The pharmaceutical and biotechnology industries develop, produce, and market drugs and vaccines. Companies work within an ecosystem that includes academic institutions and substantial public funding which facilitates early discovery and research. The estimated costs of drug development vary according to products, with estimates ranging from USD$161 million to USD$2.6 billion. Estimates of cost can account for opportunity costs and the cost of research and development which doesn’t lead to viable products. It takes, on average, 10-12 years to develop a drug from initial discovery to availability on the market. The economic modelling upon which estimates are based relies on particular assumptions about the competitive and regulatory environments, which may change within the global context of COVID-19.

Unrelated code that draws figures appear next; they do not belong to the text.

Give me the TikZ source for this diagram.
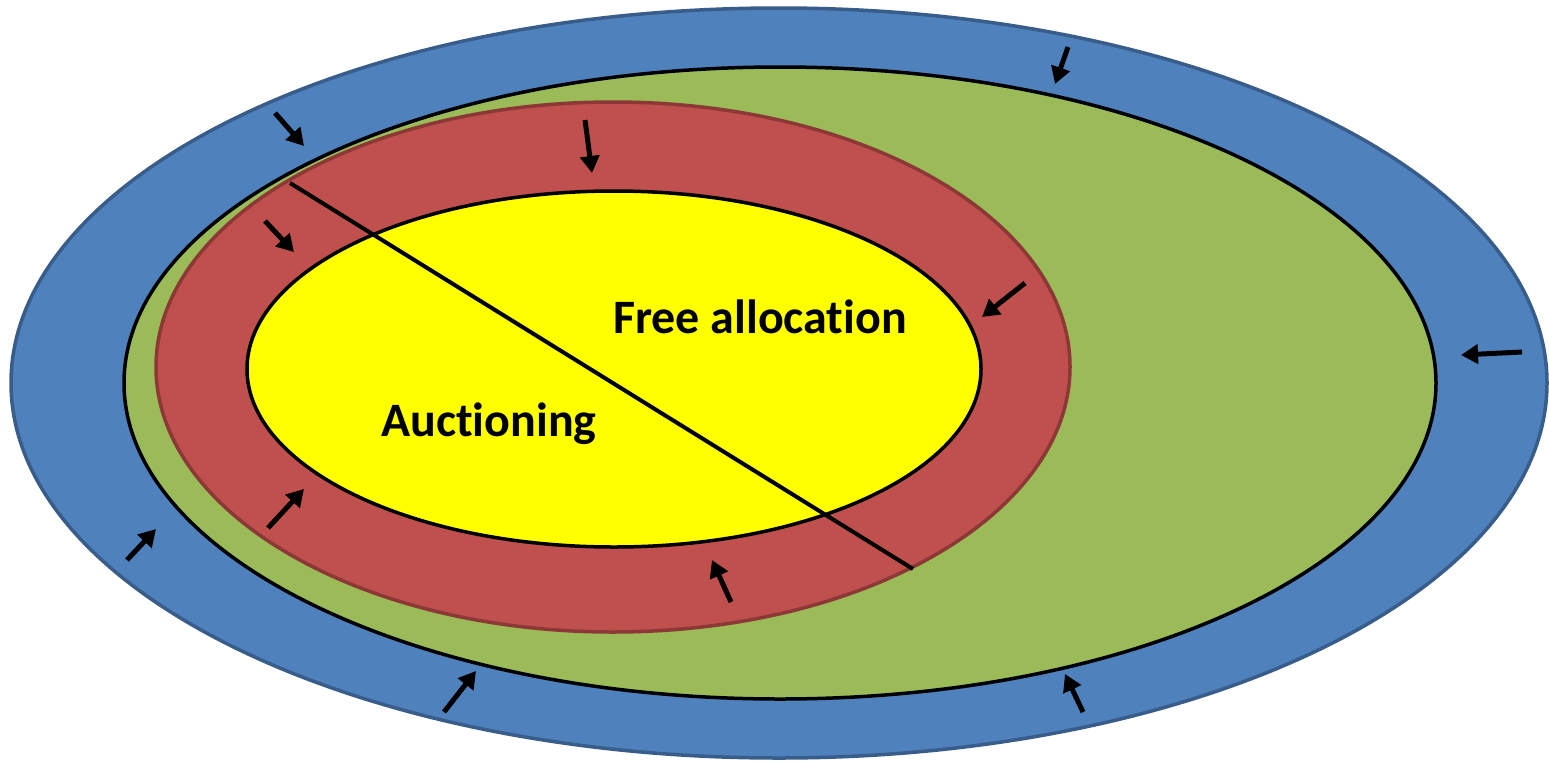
\documentclass[tikz,border=0pt]{standalone}
\usepackage{fontspec}
\setmainfont{Carlito}[Ligatures={NoCommon}]
\usetikzlibrary{arrows.meta}
\definecolor{blueF}{HTML}{4F81BD}
\definecolor{blueD}{HTML}{385D8A}
\definecolor{greenF}{HTML}{9BBB59}
\definecolor{redF}{HTML}{C0504D}
\definecolor{redD}{HTML}{8C3836}
\definecolor{yelF}{HTML}{FFFF00}
\tikzset{
  ring/.style={line width=3.5pt},
  arr/.style={line width=5pt,-{Triangle[length=17pt,width=19pt]}},
  lbl/.style={font=\fontsize{48}{52}\selectfont\bfseries,inner sep=0pt}
}
\begin{document}
\begin{tikzpicture}[x=1pt,y=-1pt]
\useasboundingbox (0,0) rectangle (1549,761);
\fill[white] (0,0) rectangle (1549,761);
\draw[ring,fill=blueF,draw=blueD] (779,383) ellipse [x radius=768, y radius=375];
\draw[ring,fill=greenF,draw=black] (780,383) ellipse [x radius=656, y radius=316];
\draw[ring,fill=redF,draw=redD] (613,367) ellipse [x radius=457, y radius=265];
\draw[ring,fill=yelF,draw=black] (614,369) ellipse [x radius=367, y radius=178];
\coordinate (d1) at (290,183);
\coordinate (d2) at (913,569);
\draw[line width=4pt] (d1) -- (d2);
\node[lbl] (free) at (760,317) {Free allocation};
\node[lbl] (auc) at (489,424) {Auctioning};
% arrows
\draw[arr] (1068,47) -- (1055,84);
\draw[arr] (275,113) -- (304,146);
\draw[arr] (585,120) -- (592,173);
\draw[arr] (265,221) -- (294,252);
\draw[arr] (1025,283) -- (982,317);
\draw[arr] (1522,352) -- (1461,355);
\draw[arr] (268,528) -- (304,489);
\draw[arr] (127,560) -- (156,529);
\draw[arr] (731,602) -- (712,560);
\draw[arr] (444,712) -- (476,671);
\draw[arr] (1083,712) -- (1065,674);
\end{tikzpicture}
\end{document}
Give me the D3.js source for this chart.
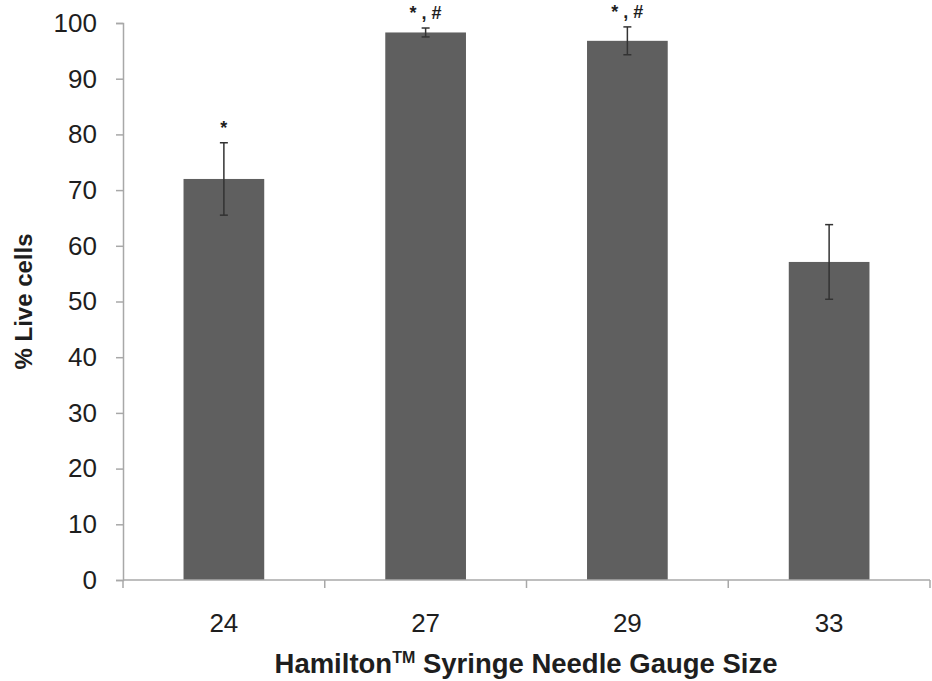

Regulatory and licensing bodies and approval processes for new drugs and medical products vary by country. In the UK, once a new drug has completed clinical trials, the approval process consists of two stages before the drug is made available on the NHS. The first stage of licensing provides assurance from the regulatory authority (the European Medicines Agency and/or the Medicines and Healthcare products Regulatory Agency) that the drug or vaccine is effective, and is sufficiently well-tolerated that the potential benefit to patients outweighs the risk, and meets manufacturing quality standards to the extent that it should be made available for use by clinicians. After licensing, the product is appraised by the relevant bodies, such as the National Institute for Health & Care Excellence or the Joint Committee on Vaccination and Immunisation, to ensure that it is a cost-effective treatment or vaccine to provide on the NHS.

Drugs can be patented to offer revenue protection to companies for the length of the patent, to enable them to recoup the cost of research and development and reward economic risk. Patents can last up to 20 or exceptionally 25 years. Most drugs are often patented before being placed on the market, so the revenue life of the drug is usually shorter than the patent length. Patents are issued nationally, which means that drugs may be patented in one country but not in another. Drugs are priced and made available at differing costs across markets.